The sheriff was a huge fan of Port Hope, and dedicated to keeping the town orderly; any miscreants, like the ones who once inhabited the brick checkerboard cottage I had been admiring, were not invited to the party.  The cottage has been wonderfully rehabilitated since the day its inhabitants got out of Dodge with the determined assistance of the local law enforcement agency.

Cameco seen from Dorset Street
The officer shared some of the town's interesting tales, including its role in the processing of radium from the Great Bear Lake area in the far north. (It's extracted from pitchblende ore, I later learned, a name that resonated somehow from an old school geography textbook).

 The owner of the red brick house at the top was Dr.
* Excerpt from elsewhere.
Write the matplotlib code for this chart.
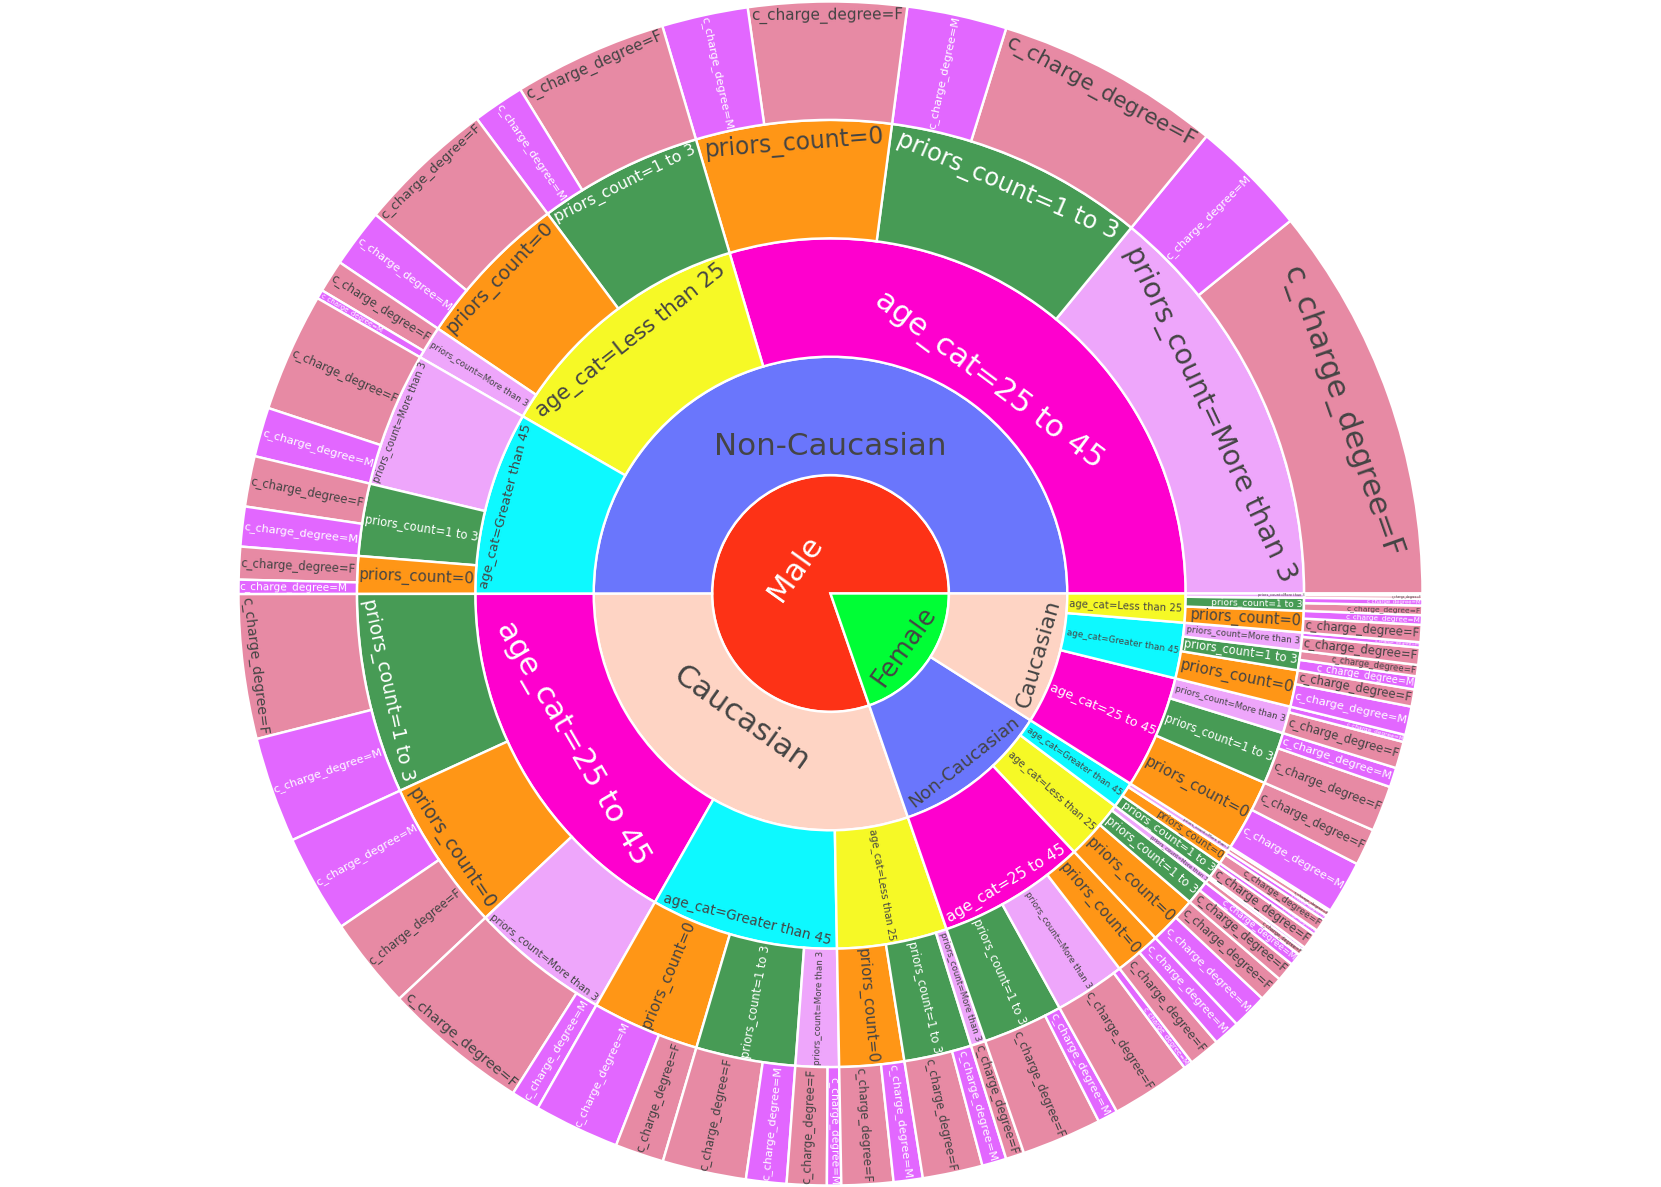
import math
import matplotlib
matplotlib.use("Agg")
import matplotlib.pyplot as plt
from matplotlib.patches import Wedge
from matplotlib.textpath import TextToPath
from matplotlib.font_manager import FontProperties, findfont, get_font

# ---------------- data (counts, listed in drawing order) ----------------
sex_order = ["Male", "Female"]
race_order = ["Non-Caucasian", "Caucasian"]

# (age_cat, priors_count, c_charge_degree, count)
male_noncaucasian = [
    ("25 to 45", "More than 3", "F", 669), ("25 to 45", "More than 3", "M", 198),
    ("25 to 45", "1 to 3", "F", 380), ("25 to 45", "1 to 3", "M", 168),
    ("25 to 45", "0", "F", 266), ("25 to 45", "0", "M", 145),
    ("Less than 25", "1 to 3", "F", 259), ("Less than 25", "1 to 3", "M", 87),
    ("Less than 25", "0", "F", 232), ("Less than 25", "0", "M", 99),
    ("Less than 25", "More than 3", "F", 55), ("Less than 25", "More than 3", "M", 15),
    ("Greater than 45", "More than 3", "F", 200), ("Greater than 45", "More than 3", "M", 83),
    ("Greater than 45", "1 to 3", "F", 85), ("Greater than 45", "1 to 3", "M", 67),
    ("Greater than 45", "0", "F", 55), ("Greater than 45", "0", "M", 24),
]
male_caucasian = [
    ("25 to 45", "1 to 3", "F", 243), ("25 to 45", "1 to 3", "M", 178),
    ("25 to 45", "0", "M", 165), ("25 to 45", "0", "F", 154),
    ("25 to 45", "More than 3", "F", 246), ("25 to 45", "More than 3", "M", 48),
    ("Greater than 45", "0", "M", 144), ("Greater than 45", "0", "F", 82),
    ("Greater than 45", "1 to 3", "F", 141), ("Greater than 45", "1 to 3", "M", 68),
    ("Greater than 45", "More than 3", "F", 67), ("Greater than 45", "More than 3", "M", 24),
    ("Less than 25", "0", "F", 87), ("Less than 25", "0", "M", 49),
    ("Less than 25", "1 to 3", "F", 101), ("Less than 25", "1 to 3", "M", 41),
    ("Less than 25", "More than 3", "F", 31),
]
female_noncaucasian = [
    ("25 to 45", "1 to 3", "F", 135), ("25 to 45", "1 to 3", "M", 34),
    ("25 to 45", "More than 3", "F", 134), ("25 to 45", "More than 3", "M", 15),
    ("25 to 45", "0", "F", 53), ("25 to 45", "0", "M", 45),
    ("Less than 25", "0", "M", 60), ("Less than 25", "0", "F", 43),
    ("Less than 25", "1 to 3", "F", 32), ("Less than 25", "1 to 3", "M", 20),
    ("Less than 25", "More than 3", "F", 10), ("Less than 25", "More than 3", "M", 5),
    ("Greater than 45", "1 to 3", "F", 27), ("Greater than 45", "1 to 3", "M", 8),
    ("Greater than 45", "0", "F", 21), ("Greater than 45", "0", "M", 8),
    ("Greater than 45", "More than 3", "F", 8), ("Greater than 45", "More than 3", "M", 3),
]
female_caucasian = [
    ("25 to 45", "0", "M", 89), ("25 to 45", "0", "F", 62),
    ("25 to 45", "1 to 3", "F", 77), ("25 to 45", "1 to 3", "M", 33),
    ("25 to 45", "More than 3", "F", 45), ("25 to 45", "More than 3", "M", 12),
    ("Greater than 45", "0", "M", 48), ("Greater than 45", "0", "F", 29),
    ("Greater than 45", "1 to 3", "M", 22), ("Greater than 45", "1 to 3", "F", 19),
    ("Greater than 45", "More than 3", "F", 29), ("Greater than 45", "More than 3", "M", 9),
    ("Less than 25", "0", "F", 29), ("Less than 25", "0", "M", 16),
    ("Less than 25", "1 to 3", "F", 16), ("Less than 25", "1 to 3", "M", 11),
    ("Less than 25", "More than 3", "F", 6), ("Less than 25", "More than 3", "M", 3),
]

group_rows = {
    ("Male", "Non-Caucasian"): male_noncaucasian,
    ("Male", "Caucasian"): male_caucasian,
    ("Female", "Non-Caucasian"): female_noncaucasian,
    ("Female", "Caucasian"): female_caucasian,
}

colors = {
    "Male": "#FD3216", "Female": "#00FE35",
    "Non-Caucasian": "#6A76FC", "Caucasian": "#FED4C4",
    "age_cat=25 to 45": "#FE00CE", "age_cat=Greater than 45": "#0DF9FF",
    "age_cat=Less than 25": "#F6F926",
    "priors_count=0": "#FF9616", "priors_count=1 to 3": "#479B55",
    "priors_count=More than 3": "#EEA6FB",
    "c_charge_degree=F": "#DC587D", "c_charge_degree=M": "#D626FF",
}

# ---------------- build the hierarchy ----------------
def new_node(label, depth):
    return {"label": label, "depth": depth, "value": 0, "children": {}}

root = new_node("", -1)
for sex in sex_order:
    for race in race_order:
        rows = group_rows[(sex, race)]
        for age, pri, chg, cnt in rows:
            path = [sex, race, "age_cat=" + age, "priors_count=" + pri,
                    "c_charge_degree=" + chg]
            node = root
            node["value"] += cnt
            for d, lab in enumerate(path):
                if lab not in node["children"]:
                    node["children"][lab] = new_node(lab, d)
                node = node["children"][lab]
                node["value"] += cnt

total = root["value"]
nodes = []

def layout(node, t0):
    t = t0
    for ch in node["children"].values():
        span = ch["value"] / total * 2 * math.pi
        ch["t0"], ch["t1"] = t, t + span
        nodes.append(ch)
        layout(ch, t)
        t += span

layout(root, 0.0)

# ---------------- geometry / style ----------------
W, H, DPI = 1661, 1187, 100
CX, CY = W / 2.0, H / 2.0
U = 118.4            # ring thickness in px
F_PX = 31.0          # nominal label font size in px
TEXTPAD = 7.0
H_EM = 1.10
LINE_PT = 1.75

fig = plt.figure(figsize=(W / DPI, H / DPI), dpi=DPI)
ax = fig.add_axes([0, 0, 1, 1])
ax.set_xlim(0, W)
ax.set_ylim(0, H)
ax.set_aspect("equal")
ax.axis("off")

def hex2rgb(h):
    h = h.lstrip("#")
    return tuple(int(h[i:i + 2], 16) / 255.0 for i in (0, 2, 4))

def blend(c, alpha):
    r, g, b = hex2rgb(c)
    return (r * alpha + (1 - alpha), g * alpha + (1 - alpha), b * alpha + (1 - alpha))

def text_color(c):
    r, g, b = [v * 255 for v in hex2rgb(c)]
    bright = (r * 299 + g * 587 + b * 114) / 1000.0
    return "#ffffff" if bright < 128 else "#444444"

_ttp = TextToPath()
_prop = FontProperties(family="DejaVu Sans", size=100)
_font = get_font(findfont(FontProperties(family="DejaVu Sans")))
_font.set_size(100, 72)
_HF = float(matplotlib.rcParams.get("text.hinting_factor", 8)) or 1.0
try:
    from matplotlib.ft2font import LoadFlags
    _NOHINT = LoadFlags.NO_HINTING
except Exception:
    _NOHINT = 2

def ink_em_width(s):
    w, h, d = _ttp.get_text_width_height_descent(s, _prop, ismath=False)
    return w / 100.0

def text_em_width(s):
    ink = ink_em_width(s)
    try:
        adv = 0.0
        for ch in s:
            g = _font.load_char(ord(ch), flags=_NOHINT)
            adv += g.linearHoriAdvance / 65536.0
        adv_em = adv / 100.0
        for cand in (adv_em, adv_em / _HF):
            if 0.9 * ink <= cand <= 1.3 * ink:
                return cand
    except Exception:
        pass
    return ink + 0.12

def angle_delta(a, b):
    return ((b - a + math.pi) % (2 * math.pi)) - math.pi

def calc_max_half(a, half, r, ring):
    t = math.tan(half)
    q = a + 1.0 / (2.0 * t)
    return r * min(1.0 / (math.sqrt(q * q + 0.5) + q),
                   ring / (math.sqrt(a * a + ring / 2.0) + a))

def calc_rotate(t):
    return (math.degrees(t) + 720.0) % 180.0 - 90.0

def inside_transform(w, h, r0, r1, t0, t1):
    d = angle_delta(t0, t1)
    if d == 0:
        d = math.pi
    half = 0.5 * min(d, math.pi)
    ring = 1.0 - r0 / r1
    mid = 0.5 * (t0 + t1)
    mid_pie = -(mid - math.pi / 2)
    full = (t1 - t0) >= 2 * math.pi - 1e-9
    if r0 == 0 and full:
        rins = 1.0
    else:
        s_ = math.sin(half)
        den = (1.0 + 1.0 / s_) if s_ != 0 else float("inf")
        v = (1.0 / den) if den != 0 else float("inf")
        rins = max(0.0, min(v, ring / 2.0))
    cands = []
    diag = math.hypot(w, h)
    hz = {"scale": rins * r1 * 2 / diag, "rc": 1 - rins, "rot": 0.0}
    if hz["scale"] >= 1:
        return hz, mid
    cands.append(hz)
    rp = max(1e-6, r1 - 2 * TEXTPAD)
    a = w / h
    s = calc_max_half(a, half, rp, ring)
    cands.append({"scale": 2 * s / h, "rc": math.cos(s / rp) - a * s / rp,
                  "rot": calc_rotate(mid_pie)})
    a = h / w
    s = calc_max_half(a, half, rp, ring)
    cands.append({"scale": 2 * s / w, "rc": math.cos(s / rp) - a * s / rp,
                  "rot": calc_rotate(mid_pie + math.pi / 2)})
    best, mx = cands[0], 0.0
    for c in cands:
        if mx < c["scale"]:
            mx, best = c["scale"], c
    return best, mid

# ---------------- draw ----------------
for nd in nodes:
    d = nd["depth"]
    r0, r1 = d * U, (d + 1) * U
    base = colors[nd["label"]]
    is_leaf = len(nd["children"]) == 0
    fc = blend(base, 0.7) if is_leaf else hex2rgb(base)
    wedge = Wedge((CX, CY), r1, math.degrees(nd["t0"]), math.degrees(nd["t1"]),
                  width=(r1 - r0) if r0 > 0 else None,
                  facecolor=fc, edgecolor="white", linewidth=LINE_PT)
    ax.add_patch(wedge)

for nd in nodes:
    d = nd["depth"]
    r0, r1 = d * U, (d + 1) * U
    lab = nd["label"]
    w = text_em_width(lab) * F_PX
    h = H_EM * F_PX
    tr, ang = inside_transform(w, h, r0, r1, nd["t0"], nd["t1"])
    scale = min(1.0, tr["scale"])
    fpx = F_PX * scale
    if fpx < 0.8:
        continue
    rr = tr["rc"] * r1
    x = CX + rr * math.cos(ang)
    y = CY + rr * math.sin(ang)
    ax.text(x, y, lab, fontsize=fpx * 72.0 / DPI, family="DejaVu Sans",
            color=text_color(colors[lab]), rotation=-tr["rot"],
            rotation_mode="anchor", ha="center", va="center")

fig.savefig("out.png", dpi=DPI, facecolor="white")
Marcel Pochon, who had studied with Madame Curie. He was "the first manager of what became Port Hope's largest employer, the pioneering Eldorado radium refinery", according to Katherine Asheburg in her super walking tour book 'Going to Town'. The house was named 'Muidar' - radium spelled backwards.

Dorset street's flower boulevards far above the waterfront

Port Hope's motto was once "The town that radiates friendliness". Wags started to call it "the town that glows". Inevitably, as concern about low level radiation contamination began to grow, with its impact on Port Hope's real estates ambitions, the motto lost its cachet. Today Cameco (the new name of the town's pioneering Eldorado Mining and Refining Company) is a world leader in radium remediation. Doesn't ring a bell? Think glow in the dark watch dials. My guide gave me a DVD produced in 2011 by the LLRWMO, the Low Level Radioactive Waste Management Office - a comprehensive guide if ever there was one.
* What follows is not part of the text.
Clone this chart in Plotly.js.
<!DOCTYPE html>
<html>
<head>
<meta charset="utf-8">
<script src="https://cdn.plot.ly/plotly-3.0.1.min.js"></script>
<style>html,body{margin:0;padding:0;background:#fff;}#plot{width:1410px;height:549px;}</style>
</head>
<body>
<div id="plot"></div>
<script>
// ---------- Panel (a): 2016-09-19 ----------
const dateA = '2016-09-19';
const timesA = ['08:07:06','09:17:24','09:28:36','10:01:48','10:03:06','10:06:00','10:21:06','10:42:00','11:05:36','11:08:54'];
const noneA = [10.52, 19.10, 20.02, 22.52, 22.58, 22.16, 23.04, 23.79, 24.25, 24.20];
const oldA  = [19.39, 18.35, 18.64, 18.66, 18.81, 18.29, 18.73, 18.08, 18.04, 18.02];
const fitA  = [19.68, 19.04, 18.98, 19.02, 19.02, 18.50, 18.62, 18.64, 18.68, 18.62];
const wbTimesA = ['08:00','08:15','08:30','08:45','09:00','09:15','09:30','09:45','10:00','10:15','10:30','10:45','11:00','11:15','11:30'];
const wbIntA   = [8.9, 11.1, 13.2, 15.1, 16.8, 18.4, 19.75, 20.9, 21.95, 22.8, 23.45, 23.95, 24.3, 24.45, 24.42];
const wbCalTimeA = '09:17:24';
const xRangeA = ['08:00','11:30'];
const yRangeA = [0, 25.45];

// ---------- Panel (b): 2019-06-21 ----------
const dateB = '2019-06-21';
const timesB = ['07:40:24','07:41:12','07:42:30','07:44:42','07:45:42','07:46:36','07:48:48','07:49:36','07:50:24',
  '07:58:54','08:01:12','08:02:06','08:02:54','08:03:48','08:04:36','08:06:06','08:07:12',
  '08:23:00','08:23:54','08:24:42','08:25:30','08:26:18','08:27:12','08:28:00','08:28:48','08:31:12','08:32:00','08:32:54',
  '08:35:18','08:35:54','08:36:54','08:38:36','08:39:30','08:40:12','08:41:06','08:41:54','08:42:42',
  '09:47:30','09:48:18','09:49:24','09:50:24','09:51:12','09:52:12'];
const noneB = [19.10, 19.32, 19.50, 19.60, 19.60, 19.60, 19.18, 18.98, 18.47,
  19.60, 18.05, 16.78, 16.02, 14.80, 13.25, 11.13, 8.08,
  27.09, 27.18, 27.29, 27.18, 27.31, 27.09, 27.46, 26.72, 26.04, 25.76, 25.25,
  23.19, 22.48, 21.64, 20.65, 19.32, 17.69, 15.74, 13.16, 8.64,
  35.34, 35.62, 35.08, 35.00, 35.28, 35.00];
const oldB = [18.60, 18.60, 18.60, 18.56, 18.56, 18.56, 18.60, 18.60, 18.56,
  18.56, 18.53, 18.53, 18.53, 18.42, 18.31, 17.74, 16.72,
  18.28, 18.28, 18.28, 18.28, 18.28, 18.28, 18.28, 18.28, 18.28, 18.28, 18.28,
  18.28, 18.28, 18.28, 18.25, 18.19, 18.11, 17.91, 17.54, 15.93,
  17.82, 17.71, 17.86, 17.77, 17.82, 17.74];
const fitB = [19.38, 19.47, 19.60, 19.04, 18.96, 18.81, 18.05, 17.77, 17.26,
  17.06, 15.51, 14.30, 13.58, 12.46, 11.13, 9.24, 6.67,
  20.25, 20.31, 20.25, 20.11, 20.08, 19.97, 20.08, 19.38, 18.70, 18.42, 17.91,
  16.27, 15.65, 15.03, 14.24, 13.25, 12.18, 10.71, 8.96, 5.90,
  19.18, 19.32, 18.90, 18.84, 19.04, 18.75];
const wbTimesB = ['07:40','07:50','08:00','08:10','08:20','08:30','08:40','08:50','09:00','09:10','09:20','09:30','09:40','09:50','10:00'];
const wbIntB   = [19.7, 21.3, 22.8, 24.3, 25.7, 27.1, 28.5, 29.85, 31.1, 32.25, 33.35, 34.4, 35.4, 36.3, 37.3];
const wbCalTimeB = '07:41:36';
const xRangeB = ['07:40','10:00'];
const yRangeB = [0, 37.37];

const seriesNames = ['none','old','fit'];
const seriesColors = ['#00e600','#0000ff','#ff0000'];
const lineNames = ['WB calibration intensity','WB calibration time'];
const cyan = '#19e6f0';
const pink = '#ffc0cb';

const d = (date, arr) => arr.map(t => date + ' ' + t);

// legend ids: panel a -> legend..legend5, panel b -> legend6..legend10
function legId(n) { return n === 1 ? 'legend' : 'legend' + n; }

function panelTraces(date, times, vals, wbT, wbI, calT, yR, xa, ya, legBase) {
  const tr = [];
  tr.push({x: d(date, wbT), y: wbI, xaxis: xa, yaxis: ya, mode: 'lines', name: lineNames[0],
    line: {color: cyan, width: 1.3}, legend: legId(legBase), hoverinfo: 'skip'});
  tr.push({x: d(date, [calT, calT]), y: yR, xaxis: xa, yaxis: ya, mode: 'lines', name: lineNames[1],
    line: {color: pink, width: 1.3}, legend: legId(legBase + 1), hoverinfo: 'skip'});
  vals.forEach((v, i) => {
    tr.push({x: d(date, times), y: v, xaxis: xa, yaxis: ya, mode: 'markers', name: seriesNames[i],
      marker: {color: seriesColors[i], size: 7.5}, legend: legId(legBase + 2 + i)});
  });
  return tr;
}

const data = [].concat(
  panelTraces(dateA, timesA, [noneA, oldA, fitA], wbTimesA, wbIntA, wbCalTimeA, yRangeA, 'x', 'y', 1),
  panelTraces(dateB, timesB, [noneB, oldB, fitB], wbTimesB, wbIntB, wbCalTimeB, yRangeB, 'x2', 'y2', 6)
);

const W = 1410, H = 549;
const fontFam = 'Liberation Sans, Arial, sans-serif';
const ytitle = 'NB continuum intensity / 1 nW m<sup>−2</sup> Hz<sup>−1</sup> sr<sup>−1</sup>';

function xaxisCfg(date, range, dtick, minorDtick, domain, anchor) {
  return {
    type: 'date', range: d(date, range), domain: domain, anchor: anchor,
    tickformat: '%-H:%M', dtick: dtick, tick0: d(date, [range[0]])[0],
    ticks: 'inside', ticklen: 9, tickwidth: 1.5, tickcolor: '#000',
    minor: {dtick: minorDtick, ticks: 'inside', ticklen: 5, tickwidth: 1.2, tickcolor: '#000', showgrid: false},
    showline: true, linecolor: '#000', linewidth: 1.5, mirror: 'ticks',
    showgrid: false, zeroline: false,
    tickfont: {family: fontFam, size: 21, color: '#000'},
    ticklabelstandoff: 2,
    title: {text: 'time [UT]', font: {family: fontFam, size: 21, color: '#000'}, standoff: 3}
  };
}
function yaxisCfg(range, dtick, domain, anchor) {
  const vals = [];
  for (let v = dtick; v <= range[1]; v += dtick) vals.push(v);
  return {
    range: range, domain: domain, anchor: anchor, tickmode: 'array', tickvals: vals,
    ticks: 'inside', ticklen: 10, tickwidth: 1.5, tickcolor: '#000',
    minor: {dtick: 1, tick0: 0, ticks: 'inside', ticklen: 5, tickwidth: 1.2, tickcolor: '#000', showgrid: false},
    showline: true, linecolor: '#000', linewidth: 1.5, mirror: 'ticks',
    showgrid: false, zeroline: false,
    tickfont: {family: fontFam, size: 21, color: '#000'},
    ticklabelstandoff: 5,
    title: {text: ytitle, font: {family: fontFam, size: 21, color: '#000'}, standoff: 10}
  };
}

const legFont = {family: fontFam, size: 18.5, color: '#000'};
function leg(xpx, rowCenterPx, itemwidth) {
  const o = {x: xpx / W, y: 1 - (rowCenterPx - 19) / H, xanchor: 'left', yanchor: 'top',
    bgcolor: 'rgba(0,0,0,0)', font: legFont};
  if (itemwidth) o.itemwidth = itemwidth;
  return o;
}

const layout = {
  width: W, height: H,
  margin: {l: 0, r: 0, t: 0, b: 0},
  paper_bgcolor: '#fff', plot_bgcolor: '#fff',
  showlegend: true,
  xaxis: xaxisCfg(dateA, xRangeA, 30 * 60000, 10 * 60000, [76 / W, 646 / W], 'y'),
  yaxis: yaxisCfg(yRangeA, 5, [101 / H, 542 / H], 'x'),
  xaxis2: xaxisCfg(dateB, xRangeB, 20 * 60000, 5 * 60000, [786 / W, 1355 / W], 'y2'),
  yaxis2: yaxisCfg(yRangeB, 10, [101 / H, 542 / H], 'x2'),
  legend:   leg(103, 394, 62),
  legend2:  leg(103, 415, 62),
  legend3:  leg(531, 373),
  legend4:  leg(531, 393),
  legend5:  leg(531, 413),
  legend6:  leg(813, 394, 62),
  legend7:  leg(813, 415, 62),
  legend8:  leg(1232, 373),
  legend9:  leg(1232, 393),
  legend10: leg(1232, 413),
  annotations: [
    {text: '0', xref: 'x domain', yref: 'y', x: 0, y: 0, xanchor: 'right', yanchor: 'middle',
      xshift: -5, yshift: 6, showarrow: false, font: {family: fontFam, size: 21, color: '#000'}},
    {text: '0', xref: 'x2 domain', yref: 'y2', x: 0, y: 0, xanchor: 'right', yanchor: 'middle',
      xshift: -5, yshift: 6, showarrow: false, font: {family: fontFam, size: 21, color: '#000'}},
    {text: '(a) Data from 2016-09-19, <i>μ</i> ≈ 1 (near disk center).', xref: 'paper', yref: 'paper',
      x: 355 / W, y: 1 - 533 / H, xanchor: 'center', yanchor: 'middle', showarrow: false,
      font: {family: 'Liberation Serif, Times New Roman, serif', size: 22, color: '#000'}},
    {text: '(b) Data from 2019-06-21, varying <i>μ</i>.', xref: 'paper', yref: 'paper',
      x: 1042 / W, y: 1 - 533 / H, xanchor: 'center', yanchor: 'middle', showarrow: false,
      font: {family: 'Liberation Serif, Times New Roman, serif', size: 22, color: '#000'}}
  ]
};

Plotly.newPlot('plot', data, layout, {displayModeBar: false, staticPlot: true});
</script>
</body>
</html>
Port Hope's flirtation with radium is being told in a series which began in the Saturday July 6 issue of the worthy Northumberland News.

Port Hope ambassador 'the sheriff of Cramahe township'
The officer's story (I swear he told me his name, but to use Brenda's expression, I have a slippery brain), compelled me to find my way through the very twisty hilly block-end streets ("we gather at the river" he said) to Dorset Street to see Muidar House. Beautifully maintained, if not striking architecturally. A place with a past.

The discussion got me thinking about how many 'lives' communities have, and how completely their stories get lost over the years. Archival photos help us peel back the layers, as do all the wonderful local histories being written.
red stretchers+buff headers=checkerboard



But it's hard, on a jog through quiet Madoc for example, to see it as the terminus of a massive assault on the forests and rocks of an Ontario just opening up - opening up a bit like a seagull opens a clam, not without violence and great cost to one of the participants.